Parecen viviendas del ejército. No lo son, pero a lo mejor cuando se construyeron sí lo eran. Geometría, pulcritud, uniformidad, todo muy “como debe ser”, sin estridencias, con una normalidad cansina y un sentido del deber funcional y frío. Imponente, eso sí, muy imponente.
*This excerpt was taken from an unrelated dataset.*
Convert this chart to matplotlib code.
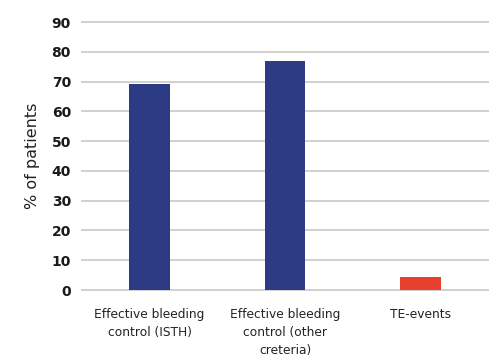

A veces veo el cáncer reflejado en cualquier aspecto de la vida. Haga lo que haga o diga lo que diga termino pensando en el cáncer. Ahora mismo ha sido la palabra “imponente” lo que me ha llevado a pensar en ello. Porque el cáncer es así, impone a lo grande, sin medias tintas y sin complejos. Muestra su presencia con una seguridad y un aplomo que ya lo quisieran los mejores generales de la historia para dirigir a sus ejércitos. Desde el principio se presenta como un algo intratable, como el techo absoluto de todo lo que conoces y conocerás, como el mariscal todo poderoso que ordena y manda con la misma displicencia con que se aparta una mosca de la cara. De nada sirve intentar conocerlo y tratar de ablandar su corazón. Tampoco sirven las palabras suaves o las caricias simples. No hay nada que podamos hacer ante él, salvo acobardarnos y refugiarnos tras el parapeto absurdo de nosotros mismos porque no existe escondite posible. Siempre estamos bajo su atenta mirada y jamás nos quita ojo de encima. No hay ninguna posibilidad de escapar de esta celda sin barrotes construida tan solo con su presencia infinita y mortal. Una vez que nos ha puesto el ojo encima, lo único que nos queda es resignarnos y pensar en otra cosa, hacernos los tontos para no sufrir más que lo estrictamente necesario. Y aun así el sufrimiento es mucho porque la vida es bella y todos queremos vivirla. Pero no es solo eso. Resulta que el día a día está plagado de dolor, de malestar, de inquietud y de un agobio eterno que no se va jamás.
Sí, es absolutamente imponente. Lástima que yo solo quería charlar un poco acerca de ese edificio. Imposible. El cáncer lo absorbe todo.